To take the lead and remain competitive means shifting to new business models that can sustain increased disruption, industry convergence and technological change. This is why value creation in deals has never been more important.
Along with Mergermarket and Cass Business School, we surveyed over 600 global corporate executives to find out how they create value through M&A activities.
Those who had planned and prioritized value creation have a better track record of maximised deal value, as opposed to those who passively await value as a natural consequence of the process.
What if you took a different perspective to your M&A?
“The findings show an impressive shift in viewing M&A as just a process consisting of Signing and Closing milestones. M&A transactions are now considered as drivers of long-term value; with the value creation proposition at the heart of every deal.”
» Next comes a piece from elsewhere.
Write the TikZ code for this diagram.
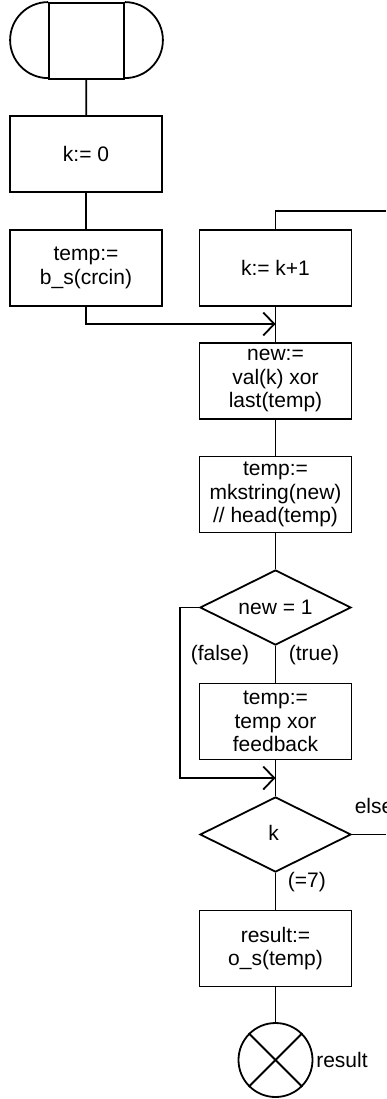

"Our survey shows that a modern, effective approach to value creation entails creating a harmonious collaboration across all M&A areas. As evidenced by the 89% of divestors who said they believed more value could be driven by closer engagement with the management team."
Two-thirds of our respondents admit that given the chance, they would prioritise value creation right from the start.
Rather than prioritising value creation, 30% of organisations said that they prioritised rebranding on Day One, whereas 2% later admit that it should not have been a priority. Branding is important, but it is more important that the business behind the brand be built on a sound, strategic plan.
In our report, we will outline the key findings, discuss their implications and share our insights on how to further advance and refine the way you approach value creation within your own organisation.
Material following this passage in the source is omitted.